Mac OS X Lion and Your Business — Can They Work Together?

So the big news last month was that a new big cat tore onto the scene. That new cat would be the next major iteration of OS X, called Lion, and the scene would be the Mac! I’m super pumped to load it up on my Mac and take it for a spin. But the question that arises often with these major releases is: “Is it ready to be used in my office?” Or, just as relevant, “may I rely on it for my mission-critical projects or my livelihood?”

Download and installation of OS X Lion went pretty smoothly without any major hiccups. However, the machine on which I installed Lion was my personal MacBook Pro. I use this computer occasionally for work-related activity, relegating the tried and true previous OS X version, Snow Leopard, to the remaining Macs at my office. There are several reasons for this.

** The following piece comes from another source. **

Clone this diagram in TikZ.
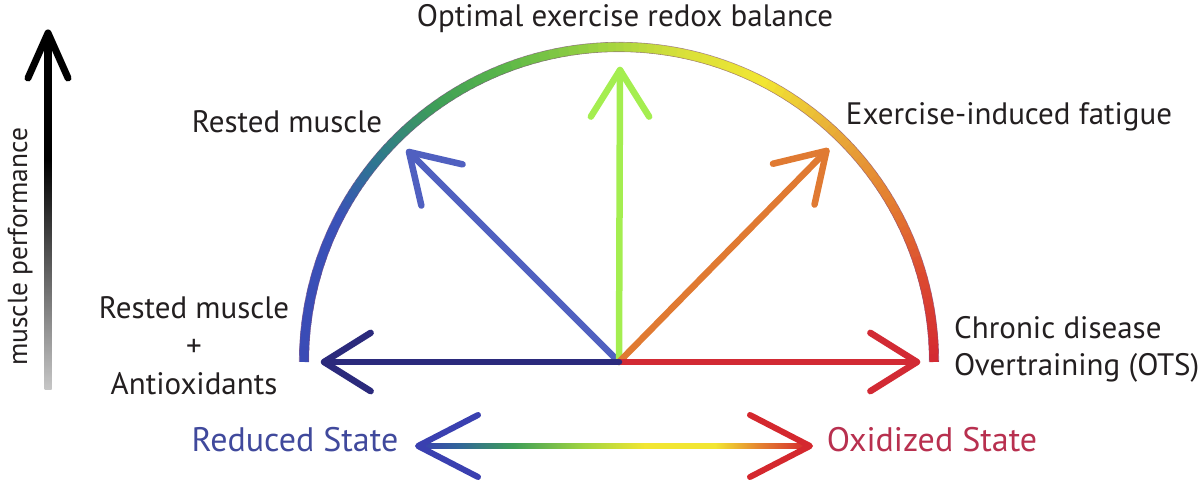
\documentclass[tikz,border=0pt]{standalone}
\usepackage{fontspec}
\setmainfont{PT Sans}
\usetikzlibrary{calc}
\definecolor{txt}{HTML}{231F20}
\definecolor{navy}{HTML}{2B2A7C}
\definecolor{bluearr}{HTML}{5060C0}
\definecolor{greenarr}{HTML}{A4EE50}
\definecolor{orangearr}{HTML}{E07A32}
\definecolor{redarr}{HTML}{D22A34}
\definecolor{redtxt}{HTML}{B8304F}
\definecolor{bluetxt}{HTML}{40499C}
\definecolor{botblue}{HTML}{3A40B0}
\definecolor{botred}{HTML}{D4282E}
% arc colour stops
\definecolor{a0}{HTML}{D42A32}
\definecolor{a1}{HTML}{DC4A30}
\definecolor{a2}{HTML}{E47E30}
\definecolor{a3}{HTML}{E8A838}
\definecolor{a4}{HTML}{F2E632}
\definecolor{a5}{HTML}{D8E03A}
\definecolor{a6}{HTML}{A0D440}
\definecolor{a7}{HTML}{5CB848}
\definecolor{a8}{HTML}{3E9E58}
\definecolor{a9}{HTML}{2E7690}
\definecolor{a10}{HTML}{3A52B8}
\definecolor{a11}{HTML}{3A4AB5}
\pgfdeclarehorizontalshading{redoxshade}{100bp}{color(0bp)=(botblue); color(25bp)=(botblue); color(30bp)=(a9!70!botblue); color(37bp)=(a8); color(46bp)=(a6); color(54bp)=(a4); color(63bp)=(a4); color(69bp)=(a2); color(75bp)=(botred); color(100bp)=(botred)}
\pgfdeclareverticalshading{perfshade}{100bp}{color(0bp)=(black!22); color(25bp)=(black!22); color(58bp)=(black); color(100bp)=(black)}
\tikzset{
  lbl/.style={font=\fontsize{31}{37}\selectfont, text=txt, inner sep=0pt},
  statelbl/.style={font=\fontsize{34}{40}\selectfont, inner sep=0pt},
  fanarrow/.style={line width=6.5pt, line cap=round, line join=round},
}
\begin{document}
\begin{tikzpicture}[x=1pt,y=1pt]
\useasboundingbox (0,0) rectangle (1200,484);
% centre and tips
\coordinate (C) at (619,122);
\def\R{315}
% coloured semicircle
\foreach \s/\e/\ca/\cb in {0/15/a0/a1,15/30/a1/a2,30/45/a2/a3,45/62/a3/a4,62/78/a4/a5,78/92/a5/a6,92/110/a6/a7,110/125/a7/a8,125/140/a8/a9,140/152/a9/a10,152/180/a10/a11}{
  \foreach \k in {0,...,9}{
    \pgfmathsetmacro\aa{\s+(\e-\s)*\k/10}
    \pgfmathsetmacro\bb{min(\s+(\e-\s)*(\k+1.6)/10,180)}
    \pgfmathtruncatemacro\pp{100-10*\k}
    \draw[line width=9.5pt, color=\ca!\pp!\cb] ($(C)+(\aa:\R)$) arc[start angle=\aa, end angle=\bb, radius=\R];
  }
}
\draw[line width=0.6pt, color=violet!40!gray, opacity=0.6] ($(C)+(0:\R+4.75)$) arc[start angle=0,end angle=180,radius=\R+4.75];
\draw[line width=0.6pt, color=violet!40!gray, opacity=0.6] ($(C)+(0:\R-4.75)$) arc[start angle=0,end angle=180,radius=\R-4.75];
% fan arrows
\coordinate (tL) at (324,122);
\coordinate (tB) at ($(C)+(135:297)$);
\coordinate (tG) at (620,414);
\coordinate (tO) at ($(C)+(45.5:296)$);
\coordinate (tR) at (917,122);
\foreach \t/\ang/\col in {tB/135/bluearr, tG/90/greenarr, tO/45.5/orangearr, tR/0/redarr, tL/180/navy}{
  \draw[fanarrow, color=\col] (C) -- (\t);
  \draw[fanarrow, color=\col] ($(\t)+(\ang+148:55)$) -- (\t) -- ($(\t)+(\ang-148:55)$);
}
% muscle performance axis
\coordinate (pB) at (48,94);
\coordinate (pT) at (48,451);
\shade[shading=perfshade] ($(pB)+(-3.5,0)$) rectangle ($(pT)+(3.5,-8)$);
\draw[line width=7pt, line cap=round, line join=round] ($(pT)+(-20,-45)$) -- (pT) -- ($(pT)+(20,-45)$);
\node[lbl, font=\fontsize{27.5}{33}\selectfont, rotate=90, anchor=base] (perf) at (27,237) {muscle performance};
% bottom redox arrow
\coordinate (bL) at (418,38);
\coordinate (bR) at (810,38);
\shade[shading=redoxshade] ($(bL)+(2,-2.5)$) rectangle ($(bR)+(-2,2.5)$);
\draw[line width=6pt, line cap=round, line join=round, color=botblue] ($(bL)+(60,31)$) -- (bL) -- ($(bL)+(60,-31)$);
\draw[line width=6pt, line cap=round, line join=round, color=botred] ($(bR)+(-60,31)$) -- (bR) -- ($(bR)+(-60,-31)$);
% labels
\node[lbl, anchor=base] (opt) at (625,457) {Optimal exercise redox balance};
\node[lbl, anchor=base] (rest) at (287,351) {Rested muscle};
\node[lbl, anchor=base] (fat) at (1009,359) {Exercise-induced fatigue};
\node[lbl, align=center, anchor=north, font=\fontsize{31}{38}\selectfont] (anti) at (194,188) {Rested muscle\\+\\Antioxidants};
\node[lbl, align=left, anchor=north west] (chr) at (954,168) {Chronic disease\\Overtraining (OTS)};
\node[statelbl, anchor=base, text=bluetxt] (red) at (295,32) {Reduced State};
\node[statelbl, anchor=base, text=redtxt] (ox) at (932,32) {Oxidized State};
\end{tikzpicture}
\end{document}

First, I don’t know how well the new OS works in everyday use. As with any office, there are numerous employees that are expected to get their work done with an acceptable level of quality and within a certain period of time. Can that be accomplished on a completely new operating system that boasts 250+ new end user features? A lot of those new features also deal with how you navigate among and interact with your data and files.

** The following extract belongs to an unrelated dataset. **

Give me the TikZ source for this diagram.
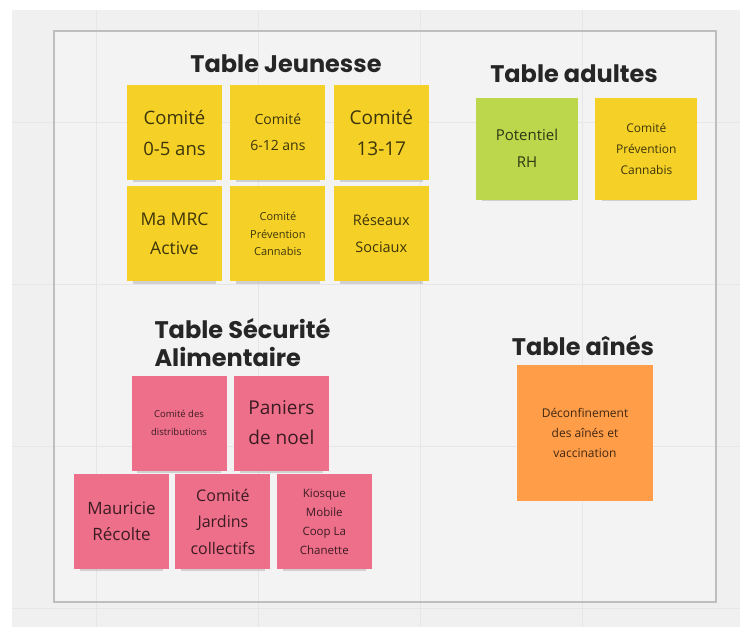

Second, not all of my mission-critical applications that are required for my business to function are compatible with OS X Lion. My practice management software, MacPractice, in particular falls into this category. I’m sure MacPractice developers are working hard on a compatible version as we speak but, at this point, treating my patients and serving my community and my referring doctors is of paramount importance and those things would not currently be possible on Lion. Time will also allow third-party developers to prepare and upgrade their apps to run well on Lion.

Third, learning the ins and outs of the Lion is incredibly important to me as a business owner because I need to know how to address any issues that may arise and threaten to decrease the productivity of my business.

Lastly, since quality patient care and my livelihood are dependent on my computer systems functioning optimally, I feel that Lion, just like any new operating system, should be given the opportunity to be used for some time by other Mac users in general so Apple and third-party developers can work out the kinks before subjecting my staff, patients and myself to the new roaring OS X feline, Lion.